Kharrazi, Hossein: inspirational Isfahani war commander.

Khatami, Muhammad: elected president in 1997, he failed to implement most of the democratizing reforms that he envisaged.

Khomeini, Ayatollah Ruhollah: father of the Islamic Revolution and the Islamic Republic’s first Supreme Leader, or Guide.

Makhmalbof, Mohsen: revolutionary film-maker.

Montazeri, Ayatollah Hossein-Ali: Khomeini’s designated successor, stripped of the succession for being too independent.

Muhammad Mossadegh: controversial prime minister who nationalized Iran’s oil industry and was deposed, in a CIA-run coup, in 1953.

Pahlavi, Muhammad-Reza: the final Shah of Iran, deposed in the 1979 Revolution.

Pahlavi, Reza: the founder of the Pahlavi dynasty, the Shah’s father.

Rafii, Muhammad-Ali: Isfahani cleric, subordinate of Hossein Kharrazi.

Rafsanjani, Ali-Akhar Hashemi: president between 1989 and 1997.

Rezai, Mohsen: Revolutionary Guards commander during the Iran – Iraq war.

Shirazi, Sayyad: army chief during the Iran-Iraq war.

Teyyeb, Haji-Rezai: Tehran mafioso.

Zarif, Sadegh: revolutionary, seminarian and, latterly, film-maker.

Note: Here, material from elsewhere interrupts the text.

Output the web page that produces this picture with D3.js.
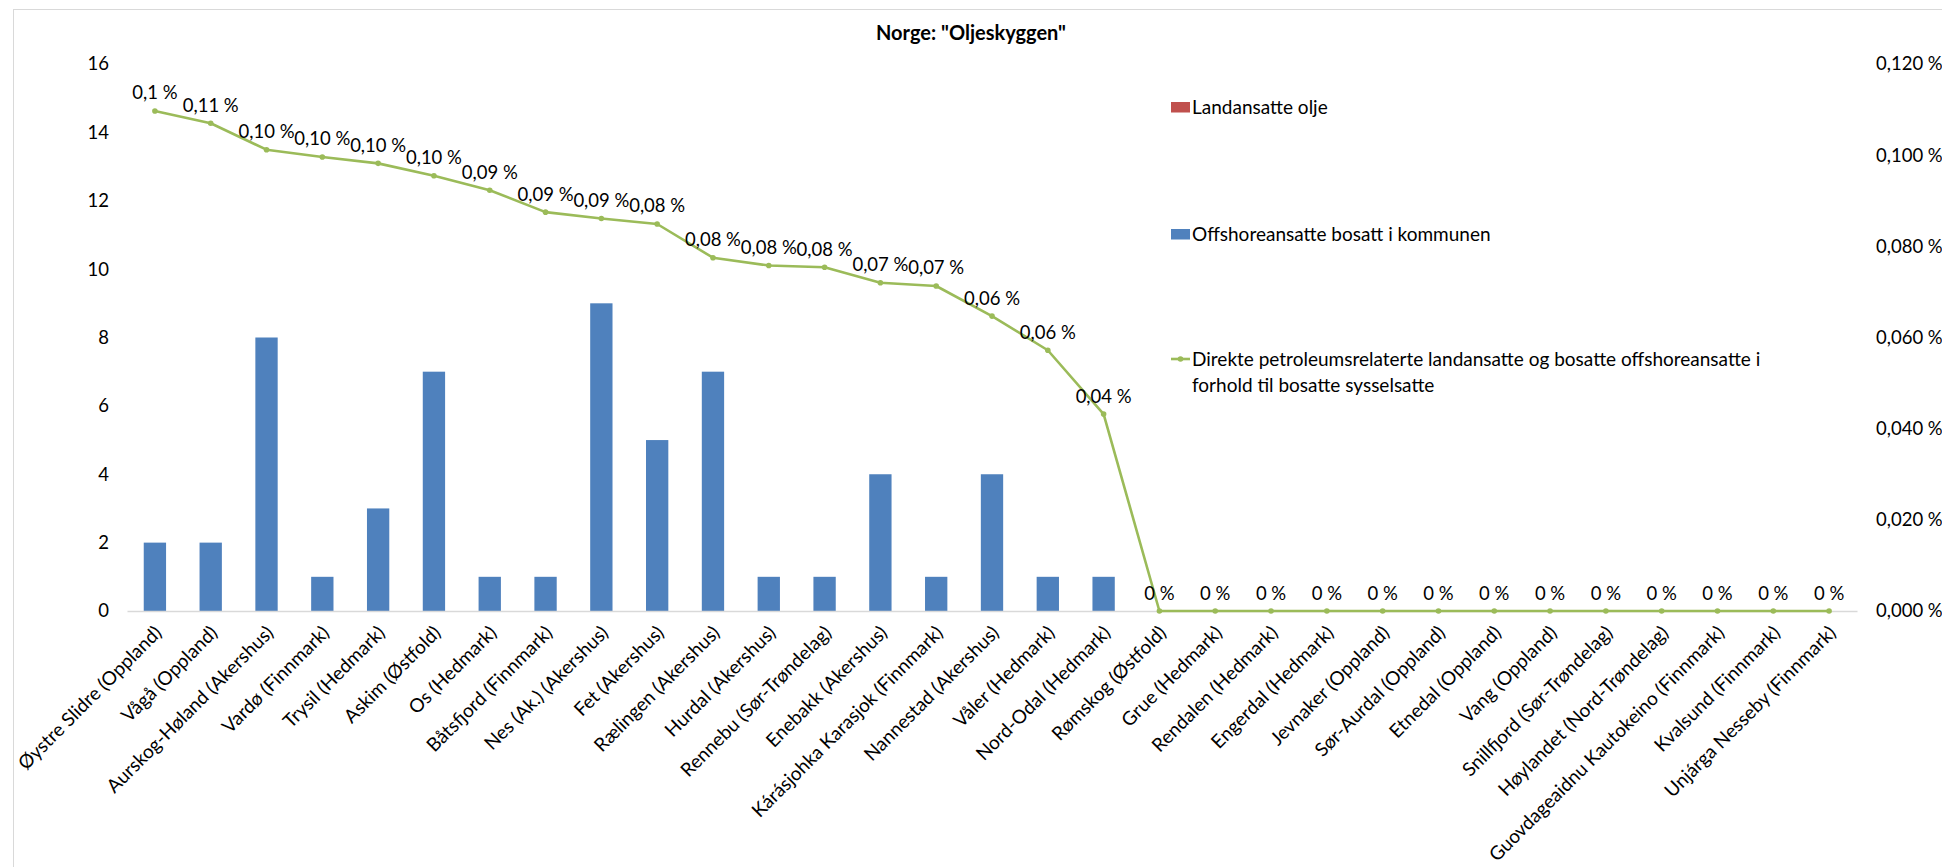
<!DOCTYPE html>
<html>
<head>
<meta charset="utf-8">
<script src="https://cdn.jsdelivr.net/npm/d3@7"></script>
<style>
  html, body { margin: 0; padding: 0; background: #fff; }
  svg { display: block; font-family: Lato, "Open Sans", sans-serif; }
</style>
</head>
<body>
<svg id="chart" width="1942" height="867"></svg>
<script>
// Kommuner, sortert etter andel petroleumsrelatert sysselsetting
const municipalities = [
  "Øystre Slidre (Oppland)", "Vågå (Oppland)", "Aurskog-Høland (Akershus)", "Vardø (Finnmark)",
  "Trysil (Hedmark)", "Askim (Østfold)", "Os (Hedmark)", "Båtsfjord (Finnmark)",
  "Nes (Ak.) (Akershus)", "Fet (Akershus)", "Rælingen (Akershus)", "Hurdal (Akershus)",
  "Rennebu (Sør-Trøndelag)", "Enebakk (Akershus)", "Kárásjohka Karasjok (Finnmark)", "Nannestad (Akershus)",
  "Våler (Hedmark)", "Nord-Odal (Hedmark)", "Rømskog (Østfold)", "Grue (Hedmark)",
  "Rendalen (Hedmark)", "Engerdal (Hedmark)", "Jevnaker (Oppland)", "Sør-Aurdal (Oppland)",
  "Etnedal (Oppland)", "Vang (Oppland)", "Snillfjord (Sør-Trøndelag)", "Høylandet (Nord-Trøndelag)",
  "Guovdageaidnu Kautokeino (Finnmark)", "Kvalsund (Finnmark)", "Unjárga Nesseby (Finnmark)"
];

// Landansatte olje (antall)
const landansatte = [
  0, 0, 0, 0, 0, 0, 0, 0, 0, 0, 0, 0, 0, 0, 0, 0,
  0, 0, 0, 0, 0, 0, 0, 0, 0, 0, 0, 0, 0, 0, 0
];

// Offshoreansatte bosatt i kommunen (antall)
const offshoreansatte = [
  2, 2, 8, 1, 3, 7, 1, 1, 9, 5, 7, 1, 1, 4, 1, 4,
  1, 1, 0, 0, 0, 0, 0, 0, 0, 0, 0, 0, 0, 0, 0
];

// Andel av bosatte sysselsatte, i prosent
const andelProsent = [
  0.1097, 0.1070, 0.1012, 0.0996, 0.0982, 0.0955, 0.0923, 0.0875,
  0.0861, 0.0849, 0.0775, 0.0758, 0.0754, 0.0720, 0.0713, 0.0647,
  0.0572, 0.0432, 0, 0, 0, 0, 0, 0, 0, 0, 0, 0, 0, 0, 0
];

// Dataetiketter slik de vises på linjen
const andelEtiketter = [
  "0,1 %", "0,11 %", "0,10 %", "0,10 %", "0,10 %", "0,10 %", "0,09 %", "0,09 %",
  "0,09 %", "0,08 %", "0,08 %", "0,08 %", "0,08 %", "0,07 %", "0,07 %", "0,06 %",
  "0,06 %", "0,04 %", "0 %", "0 %", "0 %", "0 %", "0 %", "0 %", "0 %", "0 %",
  "0 %", "0 %", "0 %", "0 %", "0 %"
];

const leftTicks = [0, 2, 4, 6, 8, 10, 12, 14, 16];
const rightTicks = [0, 0.02, 0.04, 0.06, 0.08, 0.10, 0.12];

const title = 'Norge: "Oljeskyggen"';
const legendItems = [
  { name: "Landansatte olje", type: "bar", color: "#c0504d" },
  { name: "Offshoreansatte bosatt i kommunen", type: "bar", color: "#4f81bd" },
  { name: ["Direkte petroleumsrelaterte landansatte og bosatte offshoreansatte i",
           "forhold til bosatte sysselsatte"], type: "line", color: "#9bbb59" }
];

// ---- layout ----
const W = 1942, H = 867;
const plot = { left: 127, right: 1857, top: 64, bottom: 611 };
const fontSize = 18.5;
const labelSize = 19;
const textColor = "#000";

const svg = d3.select("#chart");

// chart frame
svg.append("rect")
  .attr("x", 13.5).attr("y", 9.5)
  .attr("width", W).attr("height", H)
  .attr("fill", "#fff").attr("stroke", "#d9d9d9").attr("stroke-width", 1);

const x = d3.scaleBand().domain(municipalities).range([plot.left, plot.right]).padding(0);
const yLeft = d3.scaleLinear().domain([0, 16]).range([plot.bottom, plot.top]);
const yRight = d3.scaleLinear().domain([0, 0.12]).range([plot.bottom, plot.top]);
const cx = d => x(d) + x.bandwidth() / 2;

// stacked bars
const rows = municipalities.map((m, i) => ({ m, land: landansatte[i], offshore: offshoreansatte[i] }));
const stack = d3.stack().keys(["land", "offshore"])(rows);
const barColors = { land: "#c0504d", offshore: "#4f81bd" };
const barW = x.bandwidth() * 0.4;

svg.append("g").selectAll("g")
  .data(stack).join("g")
  .attr("fill", s => barColors[s.key])
  .selectAll("rect")
  .data(s => s.filter(d => d[1] - d[0] > 0))
  .join("rect")
  .attr("x", d => cx(d.data.m) - barW / 2)
  .attr("width", barW)
  .attr("y", d => yLeft(d[1]))
  .attr("height", d => yLeft(d[0]) - yLeft(d[1]));

// x axis
const xAxis = svg.append("g")
  .attr("transform", `translate(0,${plot.bottom})`)
  .call(d3.axisBottom(x).tickSize(0).tickSizeOuter(0));
xAxis.select(".domain").attr("stroke", "#d9d9d9").attr("stroke-width", 1.3);
xAxis.selectAll(".tick text")
  .attr("x", 0).attr("y", 0).attr("dy", 0)
  .attr("transform", "translate(8,23) rotate(-45)")
  .attr("text-anchor", "end")
  .attr("fill", textColor)
  .style("font-size", labelSize + "px")
  .style("font-family", "Lato, sans-serif");

// left axis
const yAxisL = svg.append("g")
  .attr("transform", `translate(${plot.left},0)`)
  .call(d3.axisLeft(yLeft).tickValues(leftTicks).tickSize(0).tickPadding(18));
yAxisL.select(".domain").remove();
yAxisL.selectAll("text")
  .attr("fill", textColor)
  .style("font-size", fontSize + "px")
  .style("font-family", "Lato, sans-serif");

// right axis
const pctFmt = d => d3.format(".3f")(d).replace(".", ",") + " %";
const yAxisR = svg.append("g")
  .attr("transform", `translate(${plot.right},0)`)
  .call(d3.axisRight(yRight).tickValues(rightTicks).tickSize(0).tickPadding(19).tickFormat(pctFmt));
yAxisR.select(".domain").remove();
yAxisR.selectAll("text")
  .attr("fill", textColor)
  .style("font-size", fontSize + "px")
  .style("font-family", "Lato, sans-serif");

// line
const lineData = municipalities.map((m, i) => ({ m, v: andelProsent[i], label: andelEtiketter[i] }));
const line = d3.line().x(d => cx(d.m)).y(d => yRight(d.v));
svg.append("path")
  .datum(lineData)
  .attr("d", line)
  .attr("fill", "none")
  .attr("stroke", "#9bbb59")
  .attr("stroke-width", 2.6)
  .attr("stroke-linejoin", "round");

svg.append("g").selectAll("circle")
  .data(lineData).join("circle")
  .attr("cx", d => cx(d.m))
  .attr("cy", d => yRight(d.v))
  .attr("r", 2.8)
  .attr("fill", "#9bbb59");

svg.append("g").selectAll("text")
  .data(lineData).join("text")
  .attr("x", d => cx(d.m))
  .attr("y", d => yRight(d.v) - 11.5)
  .attr("text-anchor", "middle")
  .attr("fill", textColor)
  .style("font-size", fontSize + "px")
  .text(d => d.label);

// title
svg.append("text")
  .attr("x", 971).attr("y", 40)
  .attr("text-anchor", "middle")
  .attr("fill", textColor)
  .style("font-size", "20px")
  .style("font-weight", "bold")
  .text(title);

// legend
const legendX = 1171;
const legendY = [107, 234, 359];
const lg = svg.append("g");
legendItems.forEach((item, i) => {
  const cy = legendY[i];
  if (item.type === "bar") {
    lg.append("rect")
      .attr("x", legendX).attr("y", cy - 5)
      .attr("width", 19).attr("height", 10.5)
      .attr("fill", item.color);
  } else {
    lg.append("line")
      .attr("x1", legendX).attr("x2", legendX + 19)
      .attr("y1", cy).attr("y2", cy)
      .attr("stroke", item.color).attr("stroke-width", 2.6);
    lg.append("circle")
      .attr("cx", legendX + 9.5).attr("cy", cy).attr("r", 2.8)
      .attr("fill", item.color);
  }
  const lines = Array.isArray(item.name) ? item.name : [item.name];
  const t = lg.append("text")
    .attr("x", legendX + 21)
    .attr("y", cy + 6.5)
    .attr("fill", textColor)
    .style("font-size", labelSize + "px");
  lines.forEach((s, j) => {
    t.append("tspan")
      .attr("x", legendX + 21)
      .attr("dy", j === 0 ? 0 : 26)
      .text(s);
  });
});
</script>
</body>
</html>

Why, I wondered long ago, don’t the Iranians smile? Even before I first thought of visiting Iran, I remember seeing photographs of thousands of crying Iranians, men and women wearing black. In Iran, I read, laughing in a public place is considered coarse and improper. Later, when I took an oriental studies course at university, I learned that the Islamic Republic of Iran built much of its ideology on the public’s longing for a man who died more than thirteen hundred years ago. This is the Imam Hossein, the supreme martyr of Shi’a Islam and a man whose virtue and bravery provide a moral shelter for all. Now that I’m living in Tehran, witness to the interminable sorrow of Iranians for their Imam, I sense that I’m among a people that enjoys grief, relishes it. Iran mourns on a fragrant spring day, while watching a ladybird scale a blade of grass, while making love. This was the case fifty years ago, long before the setting up of the Islamic Republic, and will be the case fifty years hence, after it has gone.